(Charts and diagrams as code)
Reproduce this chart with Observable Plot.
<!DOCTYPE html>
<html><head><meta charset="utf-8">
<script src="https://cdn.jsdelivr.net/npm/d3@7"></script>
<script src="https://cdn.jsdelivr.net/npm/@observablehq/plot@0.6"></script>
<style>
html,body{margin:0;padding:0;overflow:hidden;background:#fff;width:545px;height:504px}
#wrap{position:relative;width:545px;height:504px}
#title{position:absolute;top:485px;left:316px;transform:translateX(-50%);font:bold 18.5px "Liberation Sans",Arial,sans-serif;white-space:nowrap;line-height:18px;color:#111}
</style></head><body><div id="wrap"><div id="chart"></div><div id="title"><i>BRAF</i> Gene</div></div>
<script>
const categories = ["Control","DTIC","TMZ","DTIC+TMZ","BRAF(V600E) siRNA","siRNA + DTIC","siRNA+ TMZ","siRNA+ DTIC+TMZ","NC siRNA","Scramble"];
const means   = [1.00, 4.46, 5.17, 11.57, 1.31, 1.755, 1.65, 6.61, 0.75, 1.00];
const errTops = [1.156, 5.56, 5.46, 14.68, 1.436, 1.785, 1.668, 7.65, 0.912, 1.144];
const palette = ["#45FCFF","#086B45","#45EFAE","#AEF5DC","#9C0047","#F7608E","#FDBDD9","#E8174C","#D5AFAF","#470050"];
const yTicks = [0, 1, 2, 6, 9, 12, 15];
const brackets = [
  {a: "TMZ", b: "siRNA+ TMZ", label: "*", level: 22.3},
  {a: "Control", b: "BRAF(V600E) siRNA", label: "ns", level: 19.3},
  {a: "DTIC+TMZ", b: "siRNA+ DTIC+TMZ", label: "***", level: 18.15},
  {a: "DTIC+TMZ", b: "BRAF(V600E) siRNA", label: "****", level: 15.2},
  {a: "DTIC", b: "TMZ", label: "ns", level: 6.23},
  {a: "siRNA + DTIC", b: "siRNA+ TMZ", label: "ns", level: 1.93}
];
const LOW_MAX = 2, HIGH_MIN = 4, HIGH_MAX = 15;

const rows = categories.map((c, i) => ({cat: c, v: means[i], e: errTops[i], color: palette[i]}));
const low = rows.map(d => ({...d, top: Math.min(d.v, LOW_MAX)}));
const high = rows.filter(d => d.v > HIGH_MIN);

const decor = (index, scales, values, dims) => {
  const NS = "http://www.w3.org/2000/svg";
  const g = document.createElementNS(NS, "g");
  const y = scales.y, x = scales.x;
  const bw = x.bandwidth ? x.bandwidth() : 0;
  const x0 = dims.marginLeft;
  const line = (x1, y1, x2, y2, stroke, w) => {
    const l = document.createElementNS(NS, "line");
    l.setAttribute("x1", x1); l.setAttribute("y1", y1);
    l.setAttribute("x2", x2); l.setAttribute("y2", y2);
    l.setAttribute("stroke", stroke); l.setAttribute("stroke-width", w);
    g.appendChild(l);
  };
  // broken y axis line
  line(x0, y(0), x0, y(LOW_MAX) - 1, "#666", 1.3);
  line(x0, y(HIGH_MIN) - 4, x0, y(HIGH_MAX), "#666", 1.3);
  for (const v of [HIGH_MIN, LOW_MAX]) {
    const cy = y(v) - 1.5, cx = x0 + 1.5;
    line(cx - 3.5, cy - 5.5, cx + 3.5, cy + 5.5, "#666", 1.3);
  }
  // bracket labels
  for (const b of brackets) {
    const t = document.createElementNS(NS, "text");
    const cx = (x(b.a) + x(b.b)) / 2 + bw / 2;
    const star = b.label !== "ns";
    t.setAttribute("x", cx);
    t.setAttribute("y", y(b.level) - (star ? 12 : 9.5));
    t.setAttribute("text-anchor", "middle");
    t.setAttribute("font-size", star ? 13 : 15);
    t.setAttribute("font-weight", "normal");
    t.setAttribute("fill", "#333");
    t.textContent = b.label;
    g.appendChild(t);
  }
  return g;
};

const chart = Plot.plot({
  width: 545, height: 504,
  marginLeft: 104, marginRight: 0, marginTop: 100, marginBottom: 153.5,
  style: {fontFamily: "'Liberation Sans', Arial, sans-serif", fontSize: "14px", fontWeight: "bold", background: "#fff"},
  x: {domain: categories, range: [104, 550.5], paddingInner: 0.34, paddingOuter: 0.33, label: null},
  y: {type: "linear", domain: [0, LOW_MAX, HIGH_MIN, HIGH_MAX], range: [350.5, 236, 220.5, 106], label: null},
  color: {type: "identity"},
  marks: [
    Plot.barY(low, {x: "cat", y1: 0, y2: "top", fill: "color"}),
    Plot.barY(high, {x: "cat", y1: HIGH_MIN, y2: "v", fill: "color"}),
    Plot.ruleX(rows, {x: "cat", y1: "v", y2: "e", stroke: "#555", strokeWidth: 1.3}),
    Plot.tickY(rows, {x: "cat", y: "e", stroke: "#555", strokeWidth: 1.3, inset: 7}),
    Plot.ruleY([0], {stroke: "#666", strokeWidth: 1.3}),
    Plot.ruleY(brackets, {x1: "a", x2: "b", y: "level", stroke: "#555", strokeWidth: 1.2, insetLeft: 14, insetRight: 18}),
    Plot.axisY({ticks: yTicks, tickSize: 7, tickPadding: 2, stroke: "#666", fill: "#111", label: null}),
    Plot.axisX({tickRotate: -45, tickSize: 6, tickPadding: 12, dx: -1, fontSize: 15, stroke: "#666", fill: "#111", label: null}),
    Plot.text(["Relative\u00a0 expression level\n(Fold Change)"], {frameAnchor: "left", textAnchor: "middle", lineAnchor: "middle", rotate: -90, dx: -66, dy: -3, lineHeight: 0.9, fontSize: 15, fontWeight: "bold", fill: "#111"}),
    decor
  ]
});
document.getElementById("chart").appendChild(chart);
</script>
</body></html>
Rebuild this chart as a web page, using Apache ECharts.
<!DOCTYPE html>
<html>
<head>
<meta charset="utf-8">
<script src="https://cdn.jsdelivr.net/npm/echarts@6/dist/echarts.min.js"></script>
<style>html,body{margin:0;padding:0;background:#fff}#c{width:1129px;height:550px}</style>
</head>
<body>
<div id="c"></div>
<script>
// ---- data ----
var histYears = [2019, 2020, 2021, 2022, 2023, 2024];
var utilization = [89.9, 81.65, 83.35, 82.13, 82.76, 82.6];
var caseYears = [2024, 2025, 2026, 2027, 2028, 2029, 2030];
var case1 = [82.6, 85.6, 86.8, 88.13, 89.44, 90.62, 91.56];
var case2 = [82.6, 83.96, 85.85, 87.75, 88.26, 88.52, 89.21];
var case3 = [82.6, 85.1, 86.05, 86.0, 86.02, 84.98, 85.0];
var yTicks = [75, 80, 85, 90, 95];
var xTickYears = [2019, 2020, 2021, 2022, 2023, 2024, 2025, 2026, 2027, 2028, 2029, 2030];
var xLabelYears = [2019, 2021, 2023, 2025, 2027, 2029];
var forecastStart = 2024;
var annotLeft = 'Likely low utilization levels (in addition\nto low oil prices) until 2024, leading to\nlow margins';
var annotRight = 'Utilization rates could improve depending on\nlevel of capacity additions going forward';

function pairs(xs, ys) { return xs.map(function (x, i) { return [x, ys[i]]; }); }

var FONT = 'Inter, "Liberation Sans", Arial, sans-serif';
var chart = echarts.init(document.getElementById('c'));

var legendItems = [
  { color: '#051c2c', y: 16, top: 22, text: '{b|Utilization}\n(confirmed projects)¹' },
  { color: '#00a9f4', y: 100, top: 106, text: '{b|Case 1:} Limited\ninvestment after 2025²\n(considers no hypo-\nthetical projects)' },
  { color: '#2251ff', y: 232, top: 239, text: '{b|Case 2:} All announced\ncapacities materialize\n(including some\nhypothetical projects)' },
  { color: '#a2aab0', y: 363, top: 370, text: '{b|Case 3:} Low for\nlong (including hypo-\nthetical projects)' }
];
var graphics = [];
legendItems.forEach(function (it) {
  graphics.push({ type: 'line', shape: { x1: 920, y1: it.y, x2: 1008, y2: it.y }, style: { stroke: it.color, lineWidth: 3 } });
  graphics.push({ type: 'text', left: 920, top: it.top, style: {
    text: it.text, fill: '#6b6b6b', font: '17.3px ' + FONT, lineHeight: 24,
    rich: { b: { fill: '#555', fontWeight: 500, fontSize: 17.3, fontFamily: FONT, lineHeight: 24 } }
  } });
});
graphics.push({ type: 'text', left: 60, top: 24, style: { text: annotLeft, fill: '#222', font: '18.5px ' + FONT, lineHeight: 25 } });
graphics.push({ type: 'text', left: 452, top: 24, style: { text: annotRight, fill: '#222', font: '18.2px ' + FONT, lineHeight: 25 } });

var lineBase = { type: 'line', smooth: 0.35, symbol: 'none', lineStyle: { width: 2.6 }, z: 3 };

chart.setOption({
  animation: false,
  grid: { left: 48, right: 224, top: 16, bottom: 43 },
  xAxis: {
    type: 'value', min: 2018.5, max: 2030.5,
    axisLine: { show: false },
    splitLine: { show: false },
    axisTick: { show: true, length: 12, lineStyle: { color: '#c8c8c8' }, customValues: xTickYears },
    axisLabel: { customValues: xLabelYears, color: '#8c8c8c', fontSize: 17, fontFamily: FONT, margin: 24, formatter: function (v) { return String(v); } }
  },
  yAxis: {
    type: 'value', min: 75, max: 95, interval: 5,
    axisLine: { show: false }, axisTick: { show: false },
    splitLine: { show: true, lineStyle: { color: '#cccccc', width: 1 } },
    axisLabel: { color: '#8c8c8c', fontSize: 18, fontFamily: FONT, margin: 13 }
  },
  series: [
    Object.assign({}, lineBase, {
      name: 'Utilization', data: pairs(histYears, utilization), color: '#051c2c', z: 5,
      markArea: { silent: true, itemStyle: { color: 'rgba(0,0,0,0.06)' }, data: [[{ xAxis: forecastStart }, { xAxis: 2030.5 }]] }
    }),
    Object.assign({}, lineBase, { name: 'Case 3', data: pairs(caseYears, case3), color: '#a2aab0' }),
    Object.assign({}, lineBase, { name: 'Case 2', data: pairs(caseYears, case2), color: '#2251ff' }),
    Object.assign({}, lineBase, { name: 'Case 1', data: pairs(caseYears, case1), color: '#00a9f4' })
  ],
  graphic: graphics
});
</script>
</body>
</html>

> _Problem statement_
Print only the run of lines that begins with the line containing "Rebuild this chart" and ends with the line containing "var chart = echarts.init(document.getElementById('c'));", both included, exactly as they read.

> _Result_
Rebuild this chart as a web page, using Apache ECharts.
<!DOCTYPE html>
<html>
<head>
<meta charset="utf-8">
<script src="https://cdn.jsdelivr.net/npm/echarts@6/dist/echarts.min.js"></script>
<style>html,body{margin:0;padding:0;background:#fff}#c{width:1129px;height:550px}</style>
</head>
<body>
<div id="c"></div>
<script>
// ---- data ----
var histYears = [2019, 2020, 2021, 2022, 2023, 2024];
var utilization = [89.9, 81.65, 83.35, 82.13, 82.76, 82.6];
var caseYears = [2024, 2025, 2026, 2027, 2028, 2029, 2030];
var case1 = [82.6, 85.6, 86.8, 88.13, 89.44, 90.62, 91.56];
var case2 = [82.6, 83.96, 85.85, 87.75, 88.26, 88.52, 89.21];
var case3 = [82.6, 85.1, 86.05, 86.0, 86.02, 84.98, 85.0];
var yTicks = [75, 80, 85, 90, 95];
var xTickYears = [2019, 2020, 2021, 2022, 2023, 2024, 2025, 2026, 2027, 2028, 2029, 2030];
var xLabelYears = [2019, 2021, 2023, 2025, 2027, 2029];
var forecastStart = 2024;
var annotLeft = 'Likely low utilization levels (in addition\nto low oil prices) until 2024, leading to\nlow margins';
var annotRight = 'Utilization rates could improve depending on\nlevel of capacity additions going forward';

function pairs(xs, ys) { return xs.map(function (x, i) { return [x, ys[i]]; }); }

var FONT = 'Inter, "Liberation Sans", Arial, sans-serif';
var chart = echarts.init(document.getElementById('c'));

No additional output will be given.